3.エヴァンゲリオンという物語の終末はどうあるべきか


 上の見出しは間違いです。正しくは「私はどうあるべきであると思っているか」です。
 上記のように私はTV放映された第弐拾五、弐拾六話にはシリーズ構成を主軸として見た場合、否定的に捕らえています。こんな話は必要でない、と思っています。(ただし、単品の番外編と見た場合は非常に私好みの作品ではある。)
 単行本1巻の後書きにあった「私はこの物語が終局を迎えた時、世界も、彼らも、変わっていて欲しい、という願いを込めて、この作品を始めました」とか、ニュータイプのインタビューにあった「絶対評価がほしい」とかの発言から、どうしてもあのラストが監督の意図したものとは思えないのです。

 第拾六話から第弐拾話、ここでシンジは「自分はここにいてもいいんだ」として主役としての自覚を持てるはずです。TV放映では、彼は第弐拾六話で最終的にその自覚を持った(としておこう)ところで話が終わっていますが、それじゃあ物語にもなんにもなりません。その自覚を持ったシンジがどんな行動をするか、という点がエンディングに向かって語られなければならないのです。
 何をするかって?そりゃもちろん壊れたアスカを救い、「人類補完計画」という造られた幸せを否定し、最大の敵ゲンドウに打ち勝ち、どんなに辛い世界でも自分達はこの世界で生きてゆくのだ!という生命謳歌の物語に…なると思っていたんですけどねぇ…。(T_T)
 え?ミサト??彼女をシンジが救えるわきゃないですな。彼女には加持君の残した花とスイカがありますから、そこから加持君のメッセージを受け取ってもらいましょう。はたしてミサトはあの畑に一度でも足を運んだでしょうか?
 加持君が彼女に本当に伝えたかったことはあのカプセルではなく、畑であったと思います。ミサトは成長できない、成長しないがゆえに最後までストーリー展開に直接関与しない狂言回しの役柄でしょう。
 加持君、彼は過去しか見ていない後ろ向きな連中の巣窟であるエヴァの世界の中で唯一未来を見ることのできる人でした。このことは畑で物を育てるという行為で伝えられています。彼の残した幾多の未来へのメッセージ、これが成長しないミサトを救い、シンジに対する正しい大人、精神的な父親としての姿勢を示す役割を持っている…と思ってたんですけどねえ。姿を消したとたんみんなに忘れられちゃいましたね。(;_;)
 んでもってレイ。オシイストには説明する必要無しですな。彼女こそ「紅い少女」であり、「お客さん」であり、「天使」であり、作中唯一の「神の目」であるはず…と思ったんですけどねえ。(^_^;;)
 第弐拾壱話以降、伏線がどんどん発散していったことは非情に残念に思います。

 と、まあそんなこんなで私にとっての「エヴァンゲリオン」は(未解決の問題を除けば)非常にオーソドックスなシンジの成長の物語です。
 シリーズ当初、不完全な、どこか壊れていた彼がどのように成長してきたのか、そして成長した彼が、それまで彼の受け取ってきた物を他人(おそらくはアスカ)にどのように受け渡してゆくのか。エヴァンゲリオンは、そんなまっすぐでオーソドックスな物語であるだろうと思っています。

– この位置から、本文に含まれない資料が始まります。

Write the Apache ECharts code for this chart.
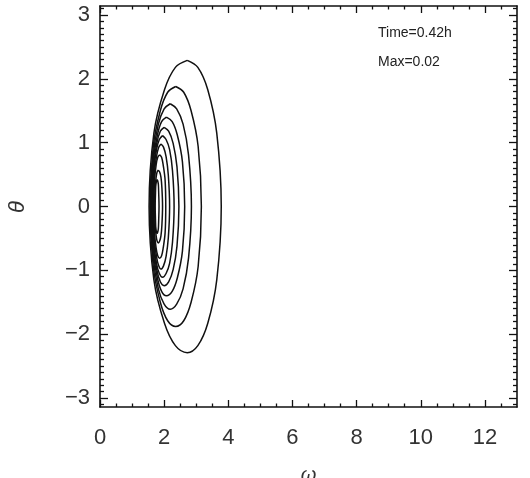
<!DOCTYPE html>
<html>
<head>
<meta charset="utf-8">
<script src="https://cdn.jsdelivr.net/npm/echarts@6/dist/echarts.min.js"></script>
<style>
html,body{margin:0;padding:0;background:#fff;}
#chart{width:530px;height:478px;}
</style>
</head>
<body>
<div id="chart"></div>
<script>
// Axis ticks / labels
const xTickLabels = [0, 2, 4, 6, 8, 10, 12];
const yTickLabels = [-3, -2, -1, 0, 1, 2, 3];
const xRange = [0, 13];
const yRange = [-3.14159, 3.14159];
const annotationLines = ['Time=0.42h', 'Max=0.02'];
const xTitle = 'ω';
const yTitle = 'θ';

// Contour lines, outermost first
const contour1 = [[2.72,2.29],[3.05,2.18],[3.36,1.83],[3.64,1.15],[3.78,0],[3.64,-1.15],[3.36,-1.83],[3.05,-2.18],[2.72,-2.29],[2.35,-2.18],[2.01,-1.83],[1.68,-1.15],[1.53,0],[1.68,1.15],[2.01,1.83],[2.35,2.18],[2.72,2.29]];
const contour2 = [[2.36,1.88],[2.61,1.79],[2.84,1.50],[3.06,0.94],[3.16,0],[3.06,-0.94],[2.84,-1.50],[2.61,-1.79],[2.36,-1.88],[2.11,-1.79],[1.88,-1.50],[1.66,-0.94],[1.56,0],[1.66,0.94],[1.88,1.50],[2.11,1.79],[2.36,1.88]];
const contour3 = [[2.19,1.61],[2.39,1.53],[2.59,1.29],[2.76,0.81],[2.85,0],[2.76,-0.81],[2.59,-1.29],[2.39,-1.53],[2.19,-1.61],[2.00,-1.53],[1.82,-1.29],[1.66,-0.81],[1.58,0],[1.66,0.81],[1.82,1.29],[2.00,1.53],[2.19,1.61]];
const contour4 = [[2.07,1.40],[2.25,1.33],[2.41,1.12],[2.57,0.70],[2.64,0],[2.57,-0.70],[2.41,-1.12],[2.25,-1.33],[2.07,-1.40],[1.92,-1.33],[1.79,-1.12],[1.66,-0.70],[1.60,0],[1.66,0.70],[1.79,1.12],[1.92,1.33],[2.07,1.40]];
const contour5 = [[2.00,1.24],[2.14,1.18],[2.28,0.99],[2.40,0.62],[2.46,0],[2.40,-0.62],[2.28,-0.99],[2.14,-1.18],[2.00,-1.24],[1.88,-1.18],[1.77,-0.99],[1.67,-0.62],[1.62,0],[1.67,0.62],[1.77,0.99],[1.88,1.18],[2.00,1.24]];
const contour6 = [[1.95,1.11],[2.06,1.05],[2.17,0.89],[2.26,0.56],[2.31,0],[2.26,-0.56],[2.17,-0.89],[2.06,-1.05],[1.95,-1.11],[1.85,-1.05],[1.76,-0.89],[1.68,-0.56],[1.64,0],[1.68,0.56],[1.76,0.89],[1.85,1.05],[1.95,1.11]];
const contour7 = [[1.90,0.98],[1.98,0.93],[2.06,0.78],[2.13,0.49],[2.17,0],[2.13,-0.49],[2.06,-0.78],[1.98,-0.93],[1.90,-0.98],[1.83,-0.93],[1.76,-0.78],[1.69,-0.49],[1.66,0],[1.69,0.49],[1.76,0.78],[1.83,0.93],[1.90,0.98]];
const contour8 = [[1.86,0.81],[1.92,0.77],[1.97,0.65],[2.03,0.41],[2.05,0],[2.03,-0.41],[1.97,-0.65],[1.92,-0.77],[1.86,-0.81],[1.80,-0.77],[1.75,-0.65],[1.70,-0.41],[1.68,0],[1.70,0.41],[1.75,0.65],[1.80,0.77],[1.86,0.81]];
const contour9 = [[1.82,0.57],[1.86,0.54],[1.90,0.46],[1.93,0.29],[1.95,0],[1.93,-0.29],[1.90,-0.46],[1.86,-0.54],[1.82,-0.57],[1.78,-0.54],[1.75,-0.46],[1.72,-0.29],[1.70,0],[1.72,0.29],[1.75,0.46],[1.78,0.54],[1.82,0.57]];
const contour10 = [[1.78,0.42],[1.80,0.40],[1.82,0.34],[1.83,0.21],[1.84,0],[1.83,-0.21],[1.82,-0.34],[1.80,-0.40],[1.78,-0.42],[1.76,-0.40],[1.74,-0.34],[1.73,-0.21],[1.72,0],[1.73,0.21],[1.74,0.34],[1.76,0.40],[1.78,0.42]];

const contours = [contour1, contour2, contour3, contour4, contour5, contour6, contour7, contour8, contour9, contour10];

// minor tick positions (axis decoration)
const xMinorTicks = [];
for (let i = 1; i < 26; i++) { if (i % 4 !== 0) xMinorTicks.push(i / 2); }
const yMinorTicks = [];
for (let i = -31; i <= 31; i++) { if (i % 10 !== 0) yMinorTicks.push(i / 10); }

const FONT = '"Liberation Sans", Arial, Helvetica, sans-serif';
const INK = '#111';

function xAx(pos, values, len, showLine, showLabel, extra) {
  return Object.assign({
    type: 'value', position: pos, min: xRange[0], max: xRange[1], gridIndex: 0,
    axisLine: { show: showLine, onZero: false, lineStyle: { color: INK, width: 1.6 } },
    axisTick: { show: true, inside: true, length: len, customValues: values, lineStyle: { color: INK, width: 1.3 } },
    axisLabel: showLabel ? { show: true, customValues: values, fontSize: 22, fontFamily: FONT, color: '#333', margin: 20 } : { show: false },
    splitLine: { show: false }, minorTick: { show: false }
  }, extra || {});
}
function yAx(pos, values, len, showLine, showLabel, extra) {
  return Object.assign({
    type: 'value', position: pos, min: yRange[0], max: yRange[1], gridIndex: 0,
    axisLine: { show: showLine, onZero: false, lineStyle: { color: INK, width: 1.6 } },
    axisTick: { show: true, inside: true, length: len, customValues: values, lineStyle: { color: INK, width: 1.3 } },
    axisLabel: showLabel ? { show: true, customValues: values, fontSize: 22, fontFamily: FONT, color: '#333', margin: 10,
      formatter: v => (v < 0 ? '\u2212' + Math.abs(v) : String(v)) } : { show: false },
    splitLine: { show: false }, minorTick: { show: false }
  }, extra || {});
}

const chart = echarts.init(document.getElementById('chart'), null, { renderer: 'canvas' });
chart.setOption({
  animation: false,
  backgroundColor: '#fff',
  grid: { left: 100, right: 13, top: 6, bottom: 71, containLabel: false, outerBoundsMode: 'none' },
  xAxis: [
    xAx('bottom', xTickLabels, 7, true, true, {
      name: xTitle, nameLocation: 'middle', nameGap: 58,
      nameTextStyle: { fontSize: 20, fontStyle: 'italic', fontFamily: FONT, color: '#333' }
    }),
    xAx('bottom', xMinorTicks, 3.5, false, false),
    xAx('top', xTickLabels, 7, true, false),
    xAx('top', xMinorTicks, 3.5, false, false)
  ],
  yAxis: [
    yAx('left', yTickLabels, 8, true, true),
    yAx('left', yMinorTicks, 4, false, false),
    yAx('right', yTickLabels, 8, true, false),
    yAx('right', yMinorTicks, 4, false, false)
  ],
  graphic: [
    { type: 'text', x: 18, y: 207, rotation: Math.PI / 2,
      style: { text: yTitle, font: 'italic 22px ' + FONT, fill: '#333', align: 'center', verticalAlign: 'middle' } },
    { type: 'text', left: 378, top: 26, style: { text: annotationLines[0], font: '14px ' + FONT, fill: '#222' } },
    { type: 'text', left: 378, top: 55, style: { text: annotationLines[1], font: '14px ' + FONT, fill: '#222' } }
  ],
  series: contours.map((c, i) => ({
    type: 'line', name: 'c' + (i + 1), data: c, xAxisIndex: 0, yAxisIndex: 0,
    smooth: 0.35, symbol: 'none', silent: true,
    lineStyle: { color: INK, width: 1.5 }
  }))
});
</script>
</body>
</html>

 しかしこれではいくつかの問題が残ります。それは第弐拾四話。カヲル君の語る数々の蘊蓄、そしてネルフの地下に眠るアダムにあらざる物。本当のアダムはどこにいるのか、レイはいったい何者なのか、碇ユイの夢見たものは何だったのか、そしてシンジは本当に人間なのか、使徒の、そして人類と呼ばれている存在の正体は何であるのか。
 これはすべて保留。本文の冒頭で述べた「人類進化の物語」と「人類の再発見の物語」の分かれ目がここにあります。これについてはいくつかの仮説と想像を持っていますが本文では省略します。ここで語るべきことではないですので。

 TV放映終了後、当初予定していたシナリオでの第弐拾五、弐拾六話がOVAとして制作されることが決定しました。私の思い描いたエヴァンゲリオン像、それがどこまで正しかったのか、そしてこんな一視聴者の想像をどこまで超えてくれるのか、その顛末はOVA完成公開後にまた書きたいと思っています。

 …だーから物語が完結してくれない限り、私にとってはこの企画も終わらないんだよぅ。